**Task:**
Show all lines from the data that include the word "Python".

** start Working data **

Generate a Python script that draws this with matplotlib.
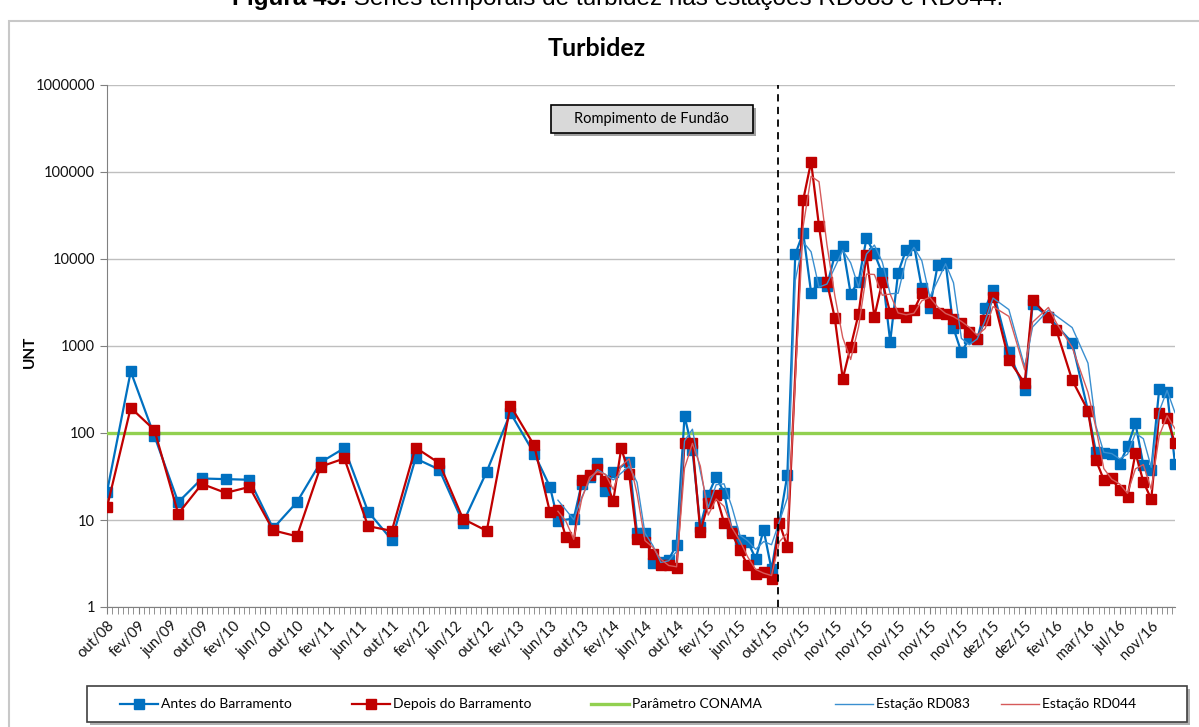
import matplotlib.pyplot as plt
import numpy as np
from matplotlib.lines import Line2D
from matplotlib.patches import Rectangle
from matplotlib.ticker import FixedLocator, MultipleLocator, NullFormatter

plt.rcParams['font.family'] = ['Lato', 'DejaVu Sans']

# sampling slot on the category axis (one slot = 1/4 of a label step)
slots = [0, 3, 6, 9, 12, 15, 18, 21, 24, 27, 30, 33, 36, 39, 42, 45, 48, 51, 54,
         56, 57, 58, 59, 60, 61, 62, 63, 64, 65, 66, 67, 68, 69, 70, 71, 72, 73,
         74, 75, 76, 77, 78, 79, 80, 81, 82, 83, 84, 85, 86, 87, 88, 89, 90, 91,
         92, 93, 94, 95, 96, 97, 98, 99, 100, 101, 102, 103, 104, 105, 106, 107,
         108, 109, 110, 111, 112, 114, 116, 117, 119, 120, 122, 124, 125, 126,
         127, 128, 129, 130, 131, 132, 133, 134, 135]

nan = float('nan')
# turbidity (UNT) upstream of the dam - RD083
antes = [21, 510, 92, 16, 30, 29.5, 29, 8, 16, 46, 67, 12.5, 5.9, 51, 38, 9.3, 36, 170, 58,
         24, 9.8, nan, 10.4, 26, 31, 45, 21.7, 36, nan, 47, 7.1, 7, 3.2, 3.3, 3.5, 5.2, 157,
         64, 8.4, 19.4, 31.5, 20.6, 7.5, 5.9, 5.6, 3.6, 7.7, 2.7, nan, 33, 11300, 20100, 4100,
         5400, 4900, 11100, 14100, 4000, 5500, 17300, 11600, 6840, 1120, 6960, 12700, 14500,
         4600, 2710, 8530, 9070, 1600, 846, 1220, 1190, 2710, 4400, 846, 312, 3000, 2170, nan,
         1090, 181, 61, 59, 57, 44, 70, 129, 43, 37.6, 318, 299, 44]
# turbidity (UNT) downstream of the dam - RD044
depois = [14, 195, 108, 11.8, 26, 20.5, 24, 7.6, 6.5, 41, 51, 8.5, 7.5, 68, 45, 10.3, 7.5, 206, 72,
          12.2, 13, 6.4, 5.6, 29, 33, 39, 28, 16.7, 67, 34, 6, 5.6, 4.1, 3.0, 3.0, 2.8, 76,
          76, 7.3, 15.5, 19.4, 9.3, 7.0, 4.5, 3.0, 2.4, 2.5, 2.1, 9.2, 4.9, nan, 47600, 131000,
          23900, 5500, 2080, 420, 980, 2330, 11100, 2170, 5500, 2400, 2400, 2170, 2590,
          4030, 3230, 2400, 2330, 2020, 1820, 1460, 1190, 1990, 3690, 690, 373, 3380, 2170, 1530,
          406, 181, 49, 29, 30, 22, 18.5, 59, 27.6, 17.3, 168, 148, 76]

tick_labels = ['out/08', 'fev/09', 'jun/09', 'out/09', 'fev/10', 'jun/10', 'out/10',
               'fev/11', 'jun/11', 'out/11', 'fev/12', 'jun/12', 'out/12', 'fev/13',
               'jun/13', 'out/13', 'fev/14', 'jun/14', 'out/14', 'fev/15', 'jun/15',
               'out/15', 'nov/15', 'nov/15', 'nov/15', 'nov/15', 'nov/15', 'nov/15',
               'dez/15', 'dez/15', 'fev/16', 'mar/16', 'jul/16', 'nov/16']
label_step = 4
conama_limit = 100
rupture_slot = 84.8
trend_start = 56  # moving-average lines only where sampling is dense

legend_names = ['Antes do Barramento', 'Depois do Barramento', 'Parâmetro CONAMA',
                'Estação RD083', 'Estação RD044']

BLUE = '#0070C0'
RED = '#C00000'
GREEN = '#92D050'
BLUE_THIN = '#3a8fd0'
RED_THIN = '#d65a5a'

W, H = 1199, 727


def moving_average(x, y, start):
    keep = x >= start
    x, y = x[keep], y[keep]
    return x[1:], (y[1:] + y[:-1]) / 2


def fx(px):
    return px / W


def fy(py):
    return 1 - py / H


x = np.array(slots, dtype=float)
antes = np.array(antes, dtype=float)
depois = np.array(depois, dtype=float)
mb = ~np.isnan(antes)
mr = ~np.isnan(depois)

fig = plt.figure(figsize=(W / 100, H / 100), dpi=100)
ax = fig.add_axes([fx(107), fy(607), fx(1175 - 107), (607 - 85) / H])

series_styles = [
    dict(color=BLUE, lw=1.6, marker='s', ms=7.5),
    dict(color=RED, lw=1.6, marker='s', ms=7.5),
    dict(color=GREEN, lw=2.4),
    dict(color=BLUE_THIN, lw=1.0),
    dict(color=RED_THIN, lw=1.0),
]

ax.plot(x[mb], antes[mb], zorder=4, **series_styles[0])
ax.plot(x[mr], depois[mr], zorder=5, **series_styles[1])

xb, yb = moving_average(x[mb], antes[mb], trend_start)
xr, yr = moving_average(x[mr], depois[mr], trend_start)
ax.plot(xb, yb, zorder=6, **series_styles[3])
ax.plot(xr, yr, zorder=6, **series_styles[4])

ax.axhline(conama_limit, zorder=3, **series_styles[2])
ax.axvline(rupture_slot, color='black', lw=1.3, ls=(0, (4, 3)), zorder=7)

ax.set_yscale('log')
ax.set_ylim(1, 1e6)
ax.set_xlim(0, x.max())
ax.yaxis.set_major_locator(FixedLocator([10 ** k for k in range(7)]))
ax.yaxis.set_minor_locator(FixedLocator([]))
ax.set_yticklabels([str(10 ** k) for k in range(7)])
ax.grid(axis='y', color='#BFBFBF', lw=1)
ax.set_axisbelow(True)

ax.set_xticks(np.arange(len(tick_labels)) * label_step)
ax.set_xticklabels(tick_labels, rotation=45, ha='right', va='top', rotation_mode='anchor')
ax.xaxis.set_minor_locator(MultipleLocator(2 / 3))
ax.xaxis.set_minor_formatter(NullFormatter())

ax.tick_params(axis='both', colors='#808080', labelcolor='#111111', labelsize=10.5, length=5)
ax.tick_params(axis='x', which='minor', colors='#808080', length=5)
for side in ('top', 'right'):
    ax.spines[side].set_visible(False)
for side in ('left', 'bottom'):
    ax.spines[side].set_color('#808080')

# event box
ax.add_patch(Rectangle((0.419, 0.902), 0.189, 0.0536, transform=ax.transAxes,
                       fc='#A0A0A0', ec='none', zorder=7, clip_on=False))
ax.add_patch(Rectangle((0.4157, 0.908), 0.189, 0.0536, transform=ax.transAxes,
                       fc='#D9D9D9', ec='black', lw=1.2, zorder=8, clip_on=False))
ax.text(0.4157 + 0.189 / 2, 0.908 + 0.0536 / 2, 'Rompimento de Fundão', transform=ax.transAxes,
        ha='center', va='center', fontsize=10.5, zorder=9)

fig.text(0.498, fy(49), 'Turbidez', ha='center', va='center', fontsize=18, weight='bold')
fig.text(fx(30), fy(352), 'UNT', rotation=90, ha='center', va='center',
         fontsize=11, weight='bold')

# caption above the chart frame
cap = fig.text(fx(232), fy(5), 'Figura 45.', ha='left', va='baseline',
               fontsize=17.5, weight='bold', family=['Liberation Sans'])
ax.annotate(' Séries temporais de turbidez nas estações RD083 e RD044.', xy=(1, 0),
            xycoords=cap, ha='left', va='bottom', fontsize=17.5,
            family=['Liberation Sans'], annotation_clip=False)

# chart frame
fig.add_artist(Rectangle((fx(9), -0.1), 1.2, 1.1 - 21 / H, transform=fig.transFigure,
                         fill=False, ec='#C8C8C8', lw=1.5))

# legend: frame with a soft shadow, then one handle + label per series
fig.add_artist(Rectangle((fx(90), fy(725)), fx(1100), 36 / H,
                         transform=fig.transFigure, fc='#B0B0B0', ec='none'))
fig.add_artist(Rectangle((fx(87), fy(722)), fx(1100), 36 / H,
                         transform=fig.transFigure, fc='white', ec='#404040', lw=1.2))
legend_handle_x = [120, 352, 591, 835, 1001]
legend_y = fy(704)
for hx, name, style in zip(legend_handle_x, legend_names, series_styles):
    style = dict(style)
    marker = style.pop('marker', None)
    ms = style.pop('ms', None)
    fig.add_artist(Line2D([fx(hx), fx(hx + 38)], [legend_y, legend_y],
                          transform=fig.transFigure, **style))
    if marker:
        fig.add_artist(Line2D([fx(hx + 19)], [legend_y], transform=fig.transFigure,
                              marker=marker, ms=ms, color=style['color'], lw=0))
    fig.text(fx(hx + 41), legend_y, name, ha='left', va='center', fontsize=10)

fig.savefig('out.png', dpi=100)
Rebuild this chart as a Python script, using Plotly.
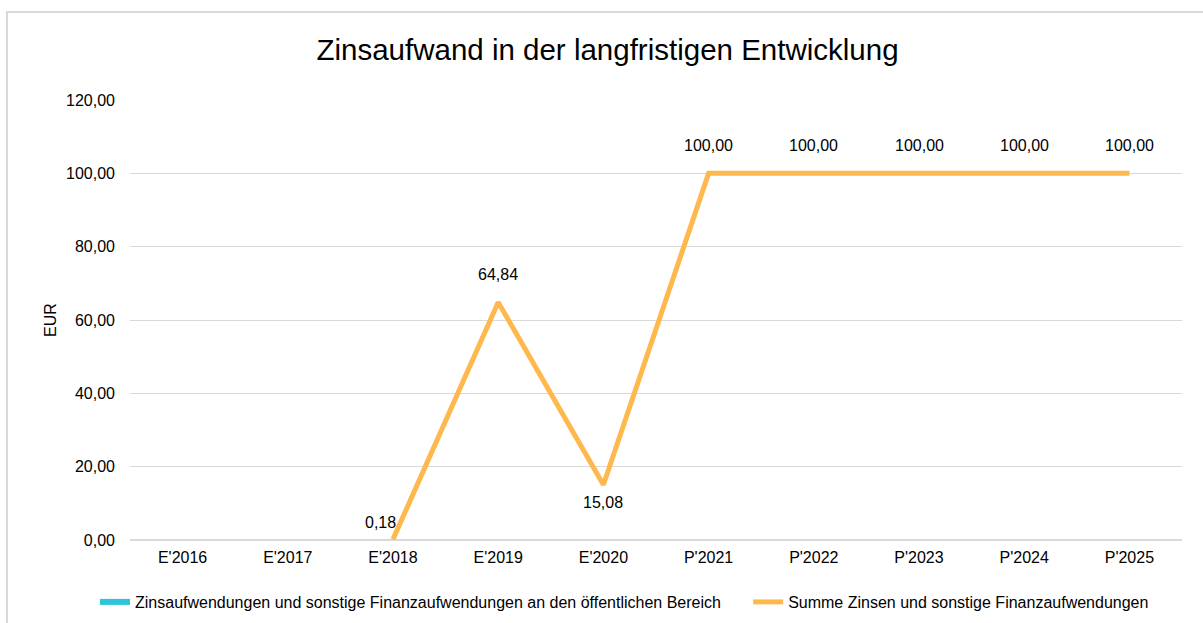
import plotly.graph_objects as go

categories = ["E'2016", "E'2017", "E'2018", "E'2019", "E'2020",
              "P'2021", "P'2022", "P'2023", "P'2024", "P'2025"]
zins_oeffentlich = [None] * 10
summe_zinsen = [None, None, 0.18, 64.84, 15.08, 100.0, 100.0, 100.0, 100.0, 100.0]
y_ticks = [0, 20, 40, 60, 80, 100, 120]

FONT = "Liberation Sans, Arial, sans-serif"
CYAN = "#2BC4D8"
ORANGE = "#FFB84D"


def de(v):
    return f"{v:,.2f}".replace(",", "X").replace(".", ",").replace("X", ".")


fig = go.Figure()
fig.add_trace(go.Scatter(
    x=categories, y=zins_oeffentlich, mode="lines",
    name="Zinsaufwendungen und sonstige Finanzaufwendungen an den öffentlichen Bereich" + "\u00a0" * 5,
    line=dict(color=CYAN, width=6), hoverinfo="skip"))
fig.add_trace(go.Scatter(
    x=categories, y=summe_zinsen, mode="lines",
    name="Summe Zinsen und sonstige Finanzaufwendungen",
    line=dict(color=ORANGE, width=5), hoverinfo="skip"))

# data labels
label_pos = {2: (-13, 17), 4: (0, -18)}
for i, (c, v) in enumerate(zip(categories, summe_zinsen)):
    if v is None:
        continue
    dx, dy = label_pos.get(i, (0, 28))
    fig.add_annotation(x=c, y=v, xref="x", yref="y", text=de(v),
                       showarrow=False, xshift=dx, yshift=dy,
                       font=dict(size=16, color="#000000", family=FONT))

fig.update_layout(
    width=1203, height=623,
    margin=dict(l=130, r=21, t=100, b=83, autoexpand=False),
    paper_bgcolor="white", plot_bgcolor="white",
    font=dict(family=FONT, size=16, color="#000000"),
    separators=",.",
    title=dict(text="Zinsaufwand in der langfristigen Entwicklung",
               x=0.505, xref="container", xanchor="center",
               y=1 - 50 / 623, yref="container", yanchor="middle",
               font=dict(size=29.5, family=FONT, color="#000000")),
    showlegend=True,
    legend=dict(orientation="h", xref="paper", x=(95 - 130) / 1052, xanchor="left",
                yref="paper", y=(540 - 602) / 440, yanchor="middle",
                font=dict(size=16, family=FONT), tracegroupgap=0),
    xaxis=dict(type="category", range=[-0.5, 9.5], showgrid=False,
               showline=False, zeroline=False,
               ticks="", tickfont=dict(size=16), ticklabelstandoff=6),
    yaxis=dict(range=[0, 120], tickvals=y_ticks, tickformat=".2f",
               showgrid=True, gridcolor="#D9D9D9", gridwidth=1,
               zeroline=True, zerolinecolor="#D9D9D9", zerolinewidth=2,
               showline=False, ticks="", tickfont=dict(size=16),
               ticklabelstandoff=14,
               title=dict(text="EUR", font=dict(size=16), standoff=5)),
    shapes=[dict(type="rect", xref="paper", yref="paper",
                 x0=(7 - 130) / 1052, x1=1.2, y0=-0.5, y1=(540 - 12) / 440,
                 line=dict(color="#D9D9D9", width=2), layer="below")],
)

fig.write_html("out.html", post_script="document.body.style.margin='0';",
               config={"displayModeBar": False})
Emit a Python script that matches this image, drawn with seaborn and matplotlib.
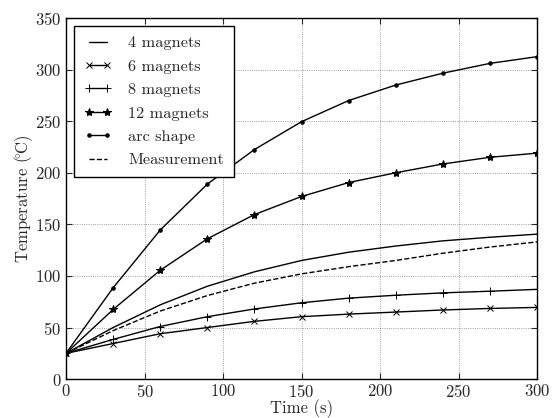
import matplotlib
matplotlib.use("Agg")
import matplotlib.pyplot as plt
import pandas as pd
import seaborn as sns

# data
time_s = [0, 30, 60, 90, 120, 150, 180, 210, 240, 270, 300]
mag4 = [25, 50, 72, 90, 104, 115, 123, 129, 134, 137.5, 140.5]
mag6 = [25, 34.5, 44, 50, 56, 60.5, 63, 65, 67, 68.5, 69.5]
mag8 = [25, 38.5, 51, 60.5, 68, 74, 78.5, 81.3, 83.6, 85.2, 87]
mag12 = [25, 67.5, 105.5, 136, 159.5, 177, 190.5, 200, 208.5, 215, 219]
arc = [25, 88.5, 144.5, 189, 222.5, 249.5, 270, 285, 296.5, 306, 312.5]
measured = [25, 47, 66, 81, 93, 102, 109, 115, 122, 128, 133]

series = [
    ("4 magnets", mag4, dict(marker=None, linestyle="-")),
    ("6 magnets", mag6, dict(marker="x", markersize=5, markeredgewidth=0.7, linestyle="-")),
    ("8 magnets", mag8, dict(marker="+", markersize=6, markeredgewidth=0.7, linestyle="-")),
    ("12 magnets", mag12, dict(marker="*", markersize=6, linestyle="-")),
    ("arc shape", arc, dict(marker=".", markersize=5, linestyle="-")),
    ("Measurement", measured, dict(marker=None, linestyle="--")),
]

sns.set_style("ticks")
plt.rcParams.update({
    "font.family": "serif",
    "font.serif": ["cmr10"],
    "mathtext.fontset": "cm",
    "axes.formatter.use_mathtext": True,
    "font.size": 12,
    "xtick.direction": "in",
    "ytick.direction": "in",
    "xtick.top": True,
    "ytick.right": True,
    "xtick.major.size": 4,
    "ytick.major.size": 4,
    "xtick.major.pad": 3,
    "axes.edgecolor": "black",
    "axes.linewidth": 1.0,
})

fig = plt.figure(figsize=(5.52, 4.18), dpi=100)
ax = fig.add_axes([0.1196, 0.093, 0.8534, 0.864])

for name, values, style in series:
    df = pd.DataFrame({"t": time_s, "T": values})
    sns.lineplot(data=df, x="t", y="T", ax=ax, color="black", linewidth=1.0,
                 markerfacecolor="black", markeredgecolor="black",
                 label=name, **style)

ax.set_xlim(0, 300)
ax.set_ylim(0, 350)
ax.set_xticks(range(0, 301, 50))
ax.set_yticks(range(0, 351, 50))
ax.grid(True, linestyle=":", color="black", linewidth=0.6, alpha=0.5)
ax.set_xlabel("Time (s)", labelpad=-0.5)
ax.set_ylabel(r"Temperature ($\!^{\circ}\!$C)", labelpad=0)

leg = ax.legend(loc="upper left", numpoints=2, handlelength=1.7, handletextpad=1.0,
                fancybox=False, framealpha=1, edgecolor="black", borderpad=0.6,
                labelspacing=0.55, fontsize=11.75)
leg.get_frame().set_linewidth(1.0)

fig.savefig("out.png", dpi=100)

** end Working data **

**Written answer:**
Generate a Python script that draws this with matplotlib.
Rebuild this chart as a Python script, using Plotly.
Emit a Python script that matches this image, drawn with seaborn and matplotlib.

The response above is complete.